Paul Steven Diamond (born January 2, 1953) is a United States district judge of the United States District Court for the Eastern District of Pennsylvania and a former federal judicial nominee to be a judge on the United States Court of Appeals for the Third Circuit. He was appointed a federal judge by George W. Bush in 2004.

==Education==
Diamond was born in Brooklyn. He received a Bachelor of Arts degree from Columbia University in 1974 and a Juris Doctor from the University of Pennsylvania Law School in 1977.

==Career==

Diamond was an assistant district attorney in the Philadelphia County District Attorney's Office from 1977–1979. In 1980 he served as a law clerk to Pennsylvania Supreme Court Justice Bruce W. Kauffman, who would later also be appointed as a judge on the Eastern District by President Bill Clinton. Diamond returned to the District Attorney's Office from 1981 to 1983. He worked in private practice in Philadelphia from 1983 to 2004, when he was appointed by President George W. Bush to the Eastern District.
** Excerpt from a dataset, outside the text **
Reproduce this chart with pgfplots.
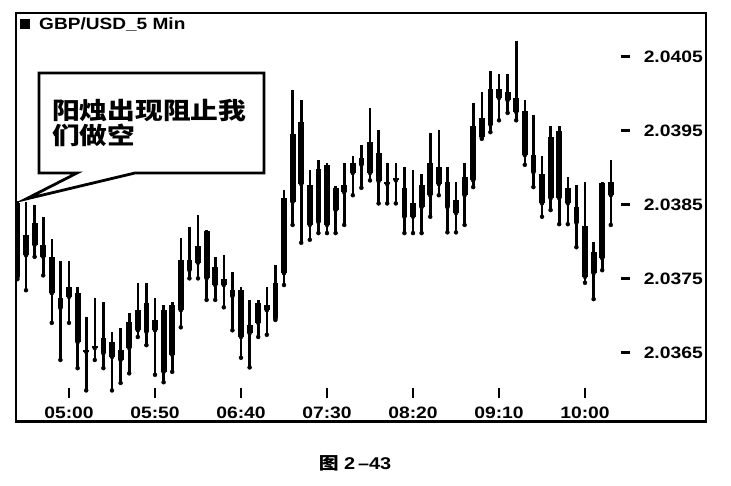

Diamond also has worked as an adjunct professor of law at Temple University Beasley School of Law from 1990–1992. From 1993 until 1995, Diamond worked as the treasurer and as the counsel for the failed 1996 presidential campaign of United States Senator Arlen Specter.

===Federal judicial service===

On January 20, 2004, President George W. Bush nominated Diamond to a seat on the United States District Court for the Eastern District of Pennsylvania vacated by Herbert J. Hutton. Diamond was confirmed by the United States Senate on June 16, 2004 and received his commission on June 22, 2004.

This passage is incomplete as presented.